Comala o Maragatería
El verano llega como un vendaval. La huerta explota y ya no das abasto para consumir todo lo que ofrece. Entonces haces conservas y piensas, una y otra vez, por qué tanta gente está comiendo basura a precio de oro. Y te lamentas. Pero sonríes a la vez, porque no es fácil tomar el camino complicado que elegiste, pero sí lleno de satisfacciones, aunque muchas veces lo sean a largo plazo.
Lo que la naturaleza enseña, entre otras cosas, es que no hay tiempo lineal que valga: que todo es cíclico, que correr no sirve de nada, que la paciencia y la delicadeza con la que debes entenderla para tratar de domesticarla lo justo, es crucial. Así nacen los mejores alimentos, los que alegran las cenas luminosas del verano, pero también las cremas congeladas que en el invierno que vendrá serán cruciales para calentar el cuerpo y el corazón.

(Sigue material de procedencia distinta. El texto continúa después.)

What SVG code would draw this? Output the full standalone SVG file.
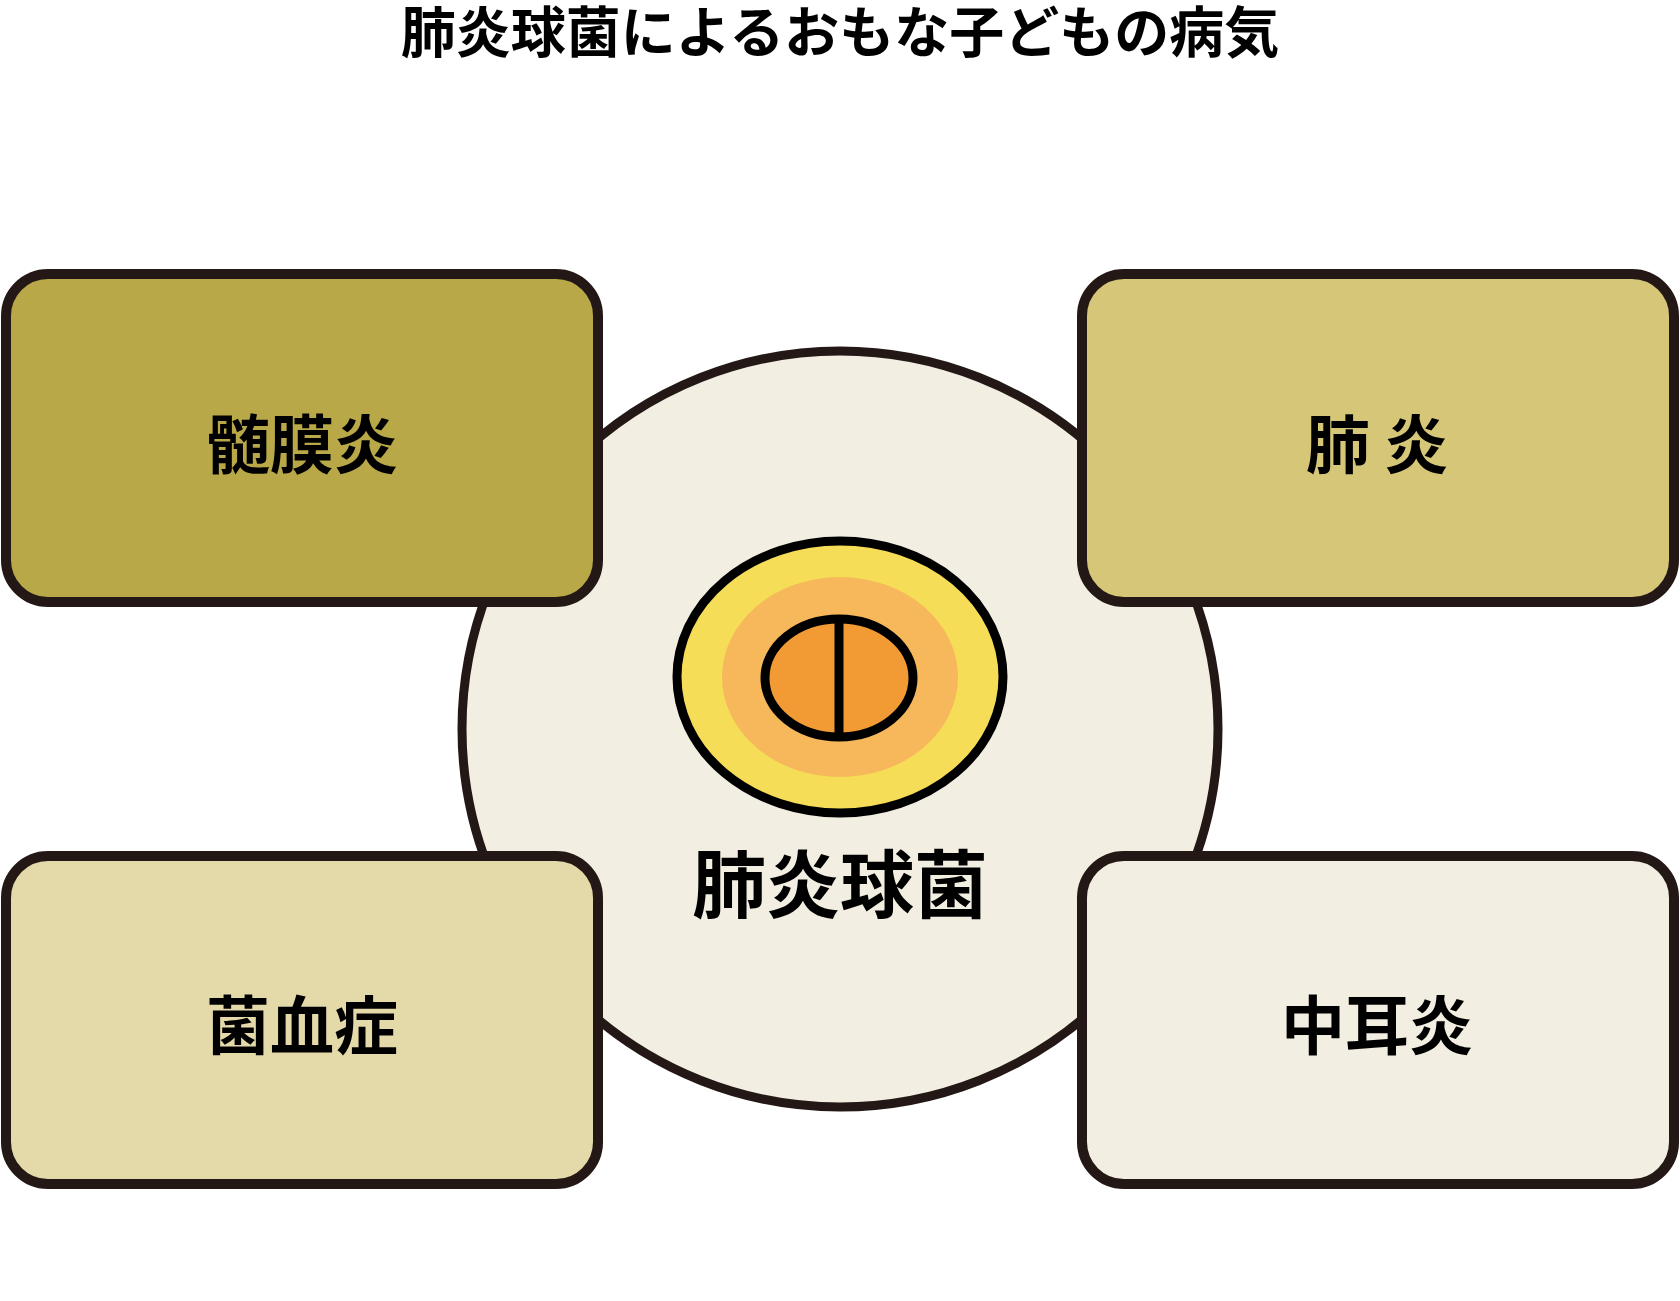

Tras un día de trabajo en el huerto y de hacer conservas en el interior cuando aprieta el sol, freno y miro el paisaje. Así descubro que en él habitan fantasmas. No les tengo miedo, al revés, cada día me sorprende uno distinto. Ayer, por ejemplo, me hablaron de que la vieja morera que está en mi terreno era un manjar para los niños que había en el barrio hace más de 50 años. Allí se subían, –por cierto, el más ágil era mi tío Mateo, según me cuentan–, y robaban lo que podían con la amenaza constante de la dueña, la señora Filomena, que odiaba todo aquello que entrase en su propiedad. Ella y su perra. Y cuando de vez en cuando bajaba la Guardia Civil en sus caballos desde Astorga, los niños temblaban pensando que venían a por ellos, por haber robado aquellas moras y unas peras, un poco más abajo de esta misma calle. Solo las que estaban en el suelo, además, tan precavidos como habían aprendido a ser en tiempos de guerra y hambre.
Viven en este pueblo cientos de fantasmas que hacen que los campos no estén desiertos. A veces veo a mi abuela, con su pañuelo negro atado a la cabeza y su espalda encorvada por la vida en la era. Otras a mi abuelo, con sus hombros portentosos y su mirada tan azul como su nobleza. Veo, también, su casa vacía, a punto de ser derruida por el tiempo y siento pena. Tantos lugares deshabitados en las tierras del olvido y tanta gente suspirando porque la echarán de sus míseros metros cuadrados en breve. Es como un goteo de angustia. La última, una amiga en Madrid: a la espera de que finalice su contrato porque el dueño, con más de 14 pisos en propiedad, decidió terminarlo unilateralmente.
Miro el horizonte y brindo con mis fantasmas. Puede que pocos entiendan qué hago aquí pero ellos y yo lo sabemos bien: vivimos plenamente, en vez de sobrevivir. Ellos, desde el recuerdo que permanece en mí mientras piso este valle, y yo, en mi obcecación por hacer de lugares como estos una esperanza para quienes ya no la tienen.
Esta apuesta es más certera en la noche del verano, cuando el atardecer avanza sobre los silos. En ese momento tengo aún más claro que nunca las razones de este 'destierro consumado' en la propia raíz. No hay más sonidos llenos de vida que los que se cuelan en mi sueño estas noches en los que las ventanas quedan abiertas para incorporar su frío. Qué delicia taparse mientras poco más abajo, a decenas de kilómetros hacia Castilla, todo arde. Sin salida. Pero la clave está aquí, justo donde nadie mira.